Originally posted by bezzer
I’m Just interested really, if anyone on hear, took part in the miners strike, and remembers some of the brutality that was involved or what was going on in the media at the time and ultimately why and how the pitt closures went ahead.
Only just seen this thread and haven't read all the posts, so I may just be going over ground already covered. But here are a few personal memories of the Strike...
There have been a lot of complicated arguments over whether you should have bveen for/against the miners, but I can boil it down to this: The miners had been given a raw deal by a vicious Tory Goverment, that for reasons of petty spite and revenge [for 72/74] as well as political ideology was prepared to destroy an industry and all the jobs and communities that depended upon it. Whatever disagreements you may have had about how the Strike was run etc, I think they deserved to be supported in taking the fight back to the government. When they lost, it was a blow for everyone who suffered under Thatcher at that time.
The stuff about uneconomic pits was bullshit. It was much more uneconomic to close the industry down, along with all the other ones that directly or indirectly depended on mining [everything from the factory I used to work at which made support structures for the mineshafts to the newsagents across the road from the local pit]. All those workers on the dole rather than earning wages, meaning the tax-payers having to pay them their benefits as well as their reduced spending power depressing the local economy as a whole.
My dad had been a miner and a left-wing NUM activist, but he'd died in 1980; I'm positive he would have backed the Strike 100%, but I remember that at his old pit, on the Derbys/Notts border, only 17 were out throughout the Strike.
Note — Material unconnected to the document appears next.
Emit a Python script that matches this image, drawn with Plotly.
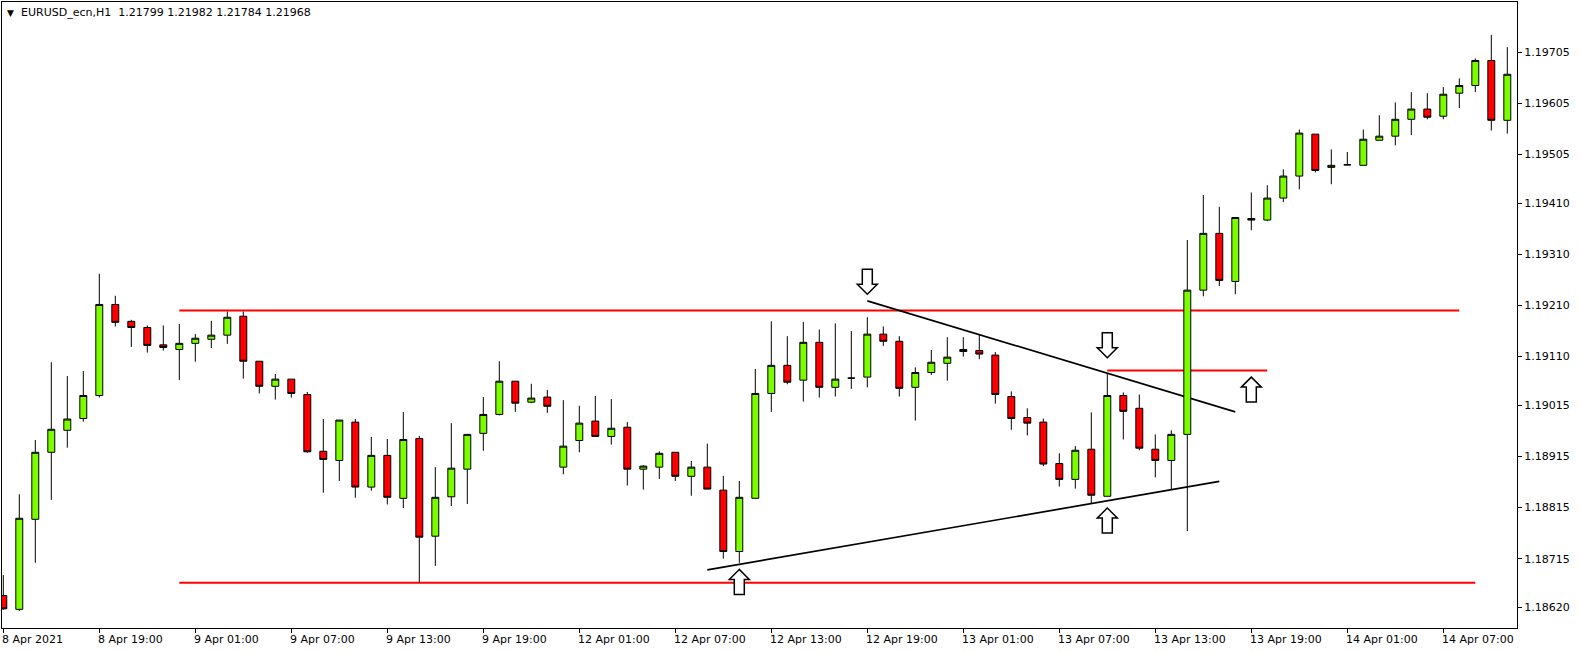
import plotly.graph_objects as go

# ---------------- data (EURUSD H1) ----------------
opens = [1.18643, 1.18616, 1.18792, 1.18923, 1.18966, 1.18989, 1.19034, 1.19212, 1.19179, 1.19167,
         1.19133, 1.19124, 1.19136, 1.19144, 1.19152, 1.19189, 1.19101, 1.19052, 1.19066, 1.19036,
         1.18925, 1.18907, 1.18982, 1.18855, 1.18917, 1.18833, 1.18950, 1.18759, 1.18836, 1.18890,
         1.18960, 1.18997, 1.19062, 1.19021, 1.19031, 1.18894, 1.18946, 1.18984, 1.18954, 1.18972,
         1.18890, 1.18894, 1.18923, 1.18876, 1.18894, 1.18849, 1.18729, 1.18833, 1.19038, 1.19093,
         1.19064, 1.19138, 1.19050, 1.19068, 1.19070, 1.19154, 1.19140, 1.19050, 1.19079, 1.19097,
         1.19124, 1.19122, 1.19113, 1.19032, 1.18991, 1.18982, 1.18901, 1.18870, 1.18929, 1.18837,
         1.19034, 1.19009, 1.18929, 1.18907, 1.18958, 1.19240, 1.19351, 1.19257, 1.19380, 1.19377,
         1.19420, 1.19463, 1.19545, 1.19480, 1.19485, 1.19484, 1.19533, 1.19541, 1.19574, 1.19594,
         1.19580, 1.19625, 1.19640, 1.19689, 1.19572]
highs = [1.18683, 1.18841, 1.18947, 1.19099, 1.19072, 1.19082, 1.19272, 1.19229, 1.19182, 1.19171,
         1.19171, 1.19174, 1.19154, 1.19180, 1.19198, 1.19198, 1.19101, 1.19076, 1.19066, 1.19041,
         1.18988, 1.18986, 1.18988, 1.18953, 1.18949, 1.19002, 1.18955, 1.18894, 1.18980, 1.18958,
         1.19031, 1.19101, 1.19062, 1.19057, 1.19045, 1.19025, 1.19014, 1.19033, 1.19027, 1.18982,
         1.18898, 1.18925, 1.18923, 1.18906, 1.18940, 1.18877, 1.18867, 1.19086, 1.19179, 1.19150,
         1.19178, 1.19163, 1.19175, 1.19160, 1.19187, 1.19169, 1.19150, 1.19089, 1.19123, 1.19148,
         1.19148, 1.19152, 1.19119, 1.19042, 1.19009, 1.18989, 1.18921, 1.18935, 1.19001, 1.19077,
         1.19040, 1.19036, 1.18958, 1.18966, 1.19338, 1.19426, 1.19403, 1.19382, 1.19431, 1.19445,
         1.19476, 1.19554, 1.19545, 1.19515, 1.19510, 1.19554, 1.19582, 1.19607, 1.19627, 1.19625,
         1.19637, 1.19654, 1.19693, 1.19739, 1.19715]
lows = [1.18615, 1.18613, 1.18707, 1.18830, 1.18932, 1.18983, 1.19030, 1.19169, 1.19129, 1.19118,
        1.19122, 1.19064, 1.19100, 1.19127, 1.19135, 1.19067, 1.19038, 1.19026, 1.19030, 1.18922,
        1.18844, 1.18867, 1.18834, 1.18848, 1.18821, 1.18814, 1.18668, 1.18701, 1.18818, 1.18822,
        1.18926, 1.18995, 1.19002, 1.19019, 1.19000, 1.18880, 1.18923, 1.18954, 1.18938, 1.18858,
        1.18850, 1.18871, 1.18867, 1.18838, 1.18851, 1.18715, 1.18707, 1.18833, 1.19002, 1.19056,
        1.19022, 1.19030, 1.19032, 1.19047, 1.19050, 1.19131, 1.19032, 1.18985, 1.19074, 1.19063,
        1.19110, 1.19105, 1.19018, 1.18967, 1.18956, 1.18896, 1.18856, 1.18852, 1.18823, 1.18837,
        1.18948, 1.18927, 1.18874, 1.18851, 1.18769, 1.19228, 1.19248, 1.19232, 1.19357, 1.19375,
        1.19412, 1.19437, 1.19470, 1.19447, 1.19485, 1.19484, 1.19533, 1.19523, 1.19543, 1.19574,
        1.19574, 1.19596, 1.19627, 1.19552, 1.19546]
closes = [1.18617, 1.18794, 1.18923, 1.18968, 1.18988, 1.19034, 1.19212, 1.19177, 1.19167, 1.19132,
          1.19128, 1.19136, 1.19146, 1.19152, 1.19187, 1.19101, 1.19052, 1.19066, 1.19038, 1.18924,
          1.18909, 1.18986, 1.18855, 1.18917, 1.18835, 1.18948, 1.18757, 1.18835, 1.18892, 1.18958,
          1.18997, 1.19062, 1.19019, 1.19029, 1.19013, 1.18935, 1.18980, 1.18954, 1.18970, 1.18890,
          1.18896, 1.18921, 1.18876, 1.18894, 1.18851, 1.18729, 1.18835, 1.19038, 1.19093, 1.19060,
          1.19138, 1.19050, 1.19066, 1.19068, 1.19154, 1.19140, 1.19048, 1.19079, 1.19099, 1.19109,
          1.19120, 1.19115, 1.19036, 1.18989, 1.18980, 1.18900, 1.18870, 1.18927, 1.18839, 1.19034,
          1.19003, 1.18931, 1.18907, 1.18958, 1.19240, 1.19351, 1.19259, 1.19382, 1.19377, 1.19420,
          1.19463, 1.19547, 1.19474, 1.19484, 1.19485, 1.19535, 1.19541, 1.19574, 1.19594, 1.19578,
          1.19623, 1.19640, 1.19689, 1.19572, 1.19662]
bar_index = list(range(len(opens)))

x_tick_index = [0, 6, 12, 18, 24, 30, 36, 42, 48, 54, 60, 66, 72, 78, 84, 90]
x_tick_text = ["8 Apr 2021", "8 Apr 19:00", "9 Apr 01:00", "9 Apr 07:00", "9 Apr 13:00",
               "9 Apr 19:00", "12 Apr 01:00", "12 Apr 07:00", "12 Apr 13:00", "12 Apr 19:00",
               "13 Apr 01:00", "13 Apr 07:00", "13 Apr 13:00", "13 Apr 19:00", "14 Apr 01:00",
               "14 Apr 07:00"]
y_tick_values = [1.19705, 1.19605, 1.19505, 1.19410, 1.19310, 1.19210,
                 1.19110, 1.19015, 1.18915, 1.18815, 1.18715, 1.18620]

title_text = "EURUSD_ecn,H1\u00a0\u00a01.21799 1.21982 1.21784 1.21968"

# horizontal levels: (price, start bar, end bar)
level_prices = [1.19200, 1.18668, 1.19083]
level_starts = [11, 11, 69]
level_ends = [91, 92, 79]

# trend lines: (start bar, start price, end bar, end price)
trend_x0 = [54, 44]
trend_y0 = [1.19219, 1.18693]
trend_x1 = [77, 76]
trend_y1 = [1.19002, 1.18866]

# hollow arrows: bar, tip price, direction
arrow_bars = [54, 69, 46, 69, 78]
arrow_prices = [1.19232, 1.19108, 1.18694, 1.18814, 1.19070]
arrow_dirs = ["down", "down", "up", "up", "up"]

FONT = "DejaVu Sans"

fig = go.Figure()
fig.add_trace(go.Candlestick(
    x=bar_index, open=opens, high=highs, low=lows, close=closes,
    increasing=dict(line=dict(color="black", width=1), fillcolor="#7CFC00"),
    decreasing=dict(line=dict(color="black", width=1), fillcolor="#FF0000"),
    whiskerwidth=0, showlegend=False, hoverinfo="skip",
))

shapes = []
for p, s, e in zip(level_prices, level_starts, level_ends):
    shapes.append(dict(type="line", xref="x", yref="y", x0=s, x1=e, y0=p, y1=p,
                       line=dict(color="#FF0000", width=2), layer="below"))
for a, b, c, d in zip(trend_x0, trend_y0, trend_x1, trend_y1):
    shapes.append(dict(type="line", xref="x", yref="y", x0=a, y0=b, x1=c, y1=d,
                       line=dict(color="black", width=1.7), layer="below"))

down_path = "M 0 0 L -10 10 L -5 10 L -5 25 L 5 25 L 5 10 L 10 10 Z"
up_path = "M 0 0 L -10 -10 L -5 -10 L -5 -25 L 5 -25 L 5 -10 L 10 -10 Z"
for b, p, d in zip(arrow_bars, arrow_prices, arrow_dirs):
    shapes.append(dict(type="path", xref="x", yref="y", xsizemode="pixel", ysizemode="pixel",
                       xanchor=b, yanchor=p, path=down_path if d == "down" else up_path,
                       fillcolor="white", line=dict(color="black", width=1.5), layer="above"))

annotations = []
for xi, t in zip(x_tick_index, x_tick_text):
    annotations.append(dict(x=xi, y=0, xref="x", yref="paper", text=t, showarrow=False,
                            xanchor="left", yanchor="middle", xshift=-1, yshift=-11.5,
                            borderpad=0, borderwidth=0,
                            font=dict(family=FONT, size=11, color="black")))
annotations.append(dict(x=0, y=1, xref="paper", yref="paper", text="\u25bc", showarrow=False,
                        xanchor="left", yanchor="middle", xshift=5, yshift=-10.5,
                        borderpad=0, borderwidth=0,
                        font=dict(family=FONT, size=9, color="black")))
annotations.append(dict(x=0, y=1, xref="paper", yref="paper", text=title_text, showarrow=False,
                        xanchor="left", yanchor="middle", xshift=19, yshift=-10.5,
                        borderpad=0, borderwidth=0,
                        font=dict(family=FONT, size=11, color="black")))

fig.update_layout(
    width=1580, height=652,
    margin=dict(l=2, r=63, t=2, b=24),
    paper_bgcolor="white", plot_bgcolor="white",
    boxgap=0.38,
    shapes=shapes, annotations=annotations,
    font=dict(family=FONT, size=11, color="black"),
    xaxis=dict(range=[-0.081, 94.606], showgrid=False, zeroline=False,
               showline=True, linecolor="black", linewidth=1, mirror=True,
               tickmode="array", tickvals=x_tick_index, ticktext=x_tick_text,
               showticklabels=False, ticks="outside", ticklen=4, tickcolor="black",
               rangeslider=dict(visible=False), fixedrange=True),
    yaxis=dict(range=[1.185795, 1.198033], side="right", showgrid=False, zeroline=False,
               showline=True, linecolor="black", linewidth=1, mirror=True,
               tickmode="array", tickvals=y_tick_values,
               ticktext=["%.5f" % v for v in y_tick_values],
               ticks="outside", ticklen=4, tickcolor="black",
               tickfont=dict(family=FONT, size=11, color="black"), fixedrange=True),
)

fig.write_html("out.html", config={"displayModeBar": False},
               post_script="document.body.style.margin='0';document.body.style.overflow='hidden';")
It caused a lot of bitterness and division; I had big rows with friends/relatives who opposed the strike.
As for the police, I was living in Derbys and working over the border in Notts at the time and got stopped day in day out at the border by the cops, who always searched us and the car; Once, they found a copy of 'the Miner' which I'd been given by a striking mate and took down the car's number and said that if it was seen anywhere near a picket line, we'd be arrested on the spot.
The Tories were well organized and had planned the whole thing out years in advance [the Ridley Plan]. But a major factor in why the miners lost was the lack of support they got from the rest of the labour movement - be it the unions or the Labour Party, which was already then making the move to the right to appeal to the 'moderate' floating voter and didn't want to be seen to give any support to militancy.
This was reflected to some extent in my local Labour Party branch, which had to be seen to be believed. One prominent local Labour councillor [he still is btw] was a scab at the nearby depot and the left in the branch somehow managed to get them to pass a resolution debarring him from being present when the strike was discussed; so whenever anything to do with the strike came up on the agenda, everyone would point at him and he had to go and sit in the bar until someone called him back in
.
More seriously, I remember when the Miners' Wives Support Groups were set up, a local member came to the branch to appeal for support and of course some cash for their fighting fund. She went in expecting, as you would, to get a sympathetic hearing. She looked so shocked when one right-winger after another just laid into her and the strike in general. The secretary of the branch Women's Section yelled at her to 'bugger off and not come back begging again' [this is true, really
]. The poor miners wife was so shaken - she had been talking about joining the Labour Party, but a few months later she joined the WRP instead.
There were times when the miners might have won - like when NACODS, the pit deputies' union voted 82% to come out; but there was always a reluctance by the union & Labour leadership to do anything that would make strike action look legitimate or strengthen the left.
One lasting memory is from a rally in London just after the end of the Strike. Union leader Ken Gill praised the miners and then said he was proud of the 'magnificent support they got from the working class and the labour movement'. A miner behind me shouted 'BOLLOCKS' at the top of his voice. I think many miners and their families were politicized during the Strike and had their views on such as the state/media/police altered forever, but having stood up for so long, only to be defeated caused a lot of demoralization and bitterness.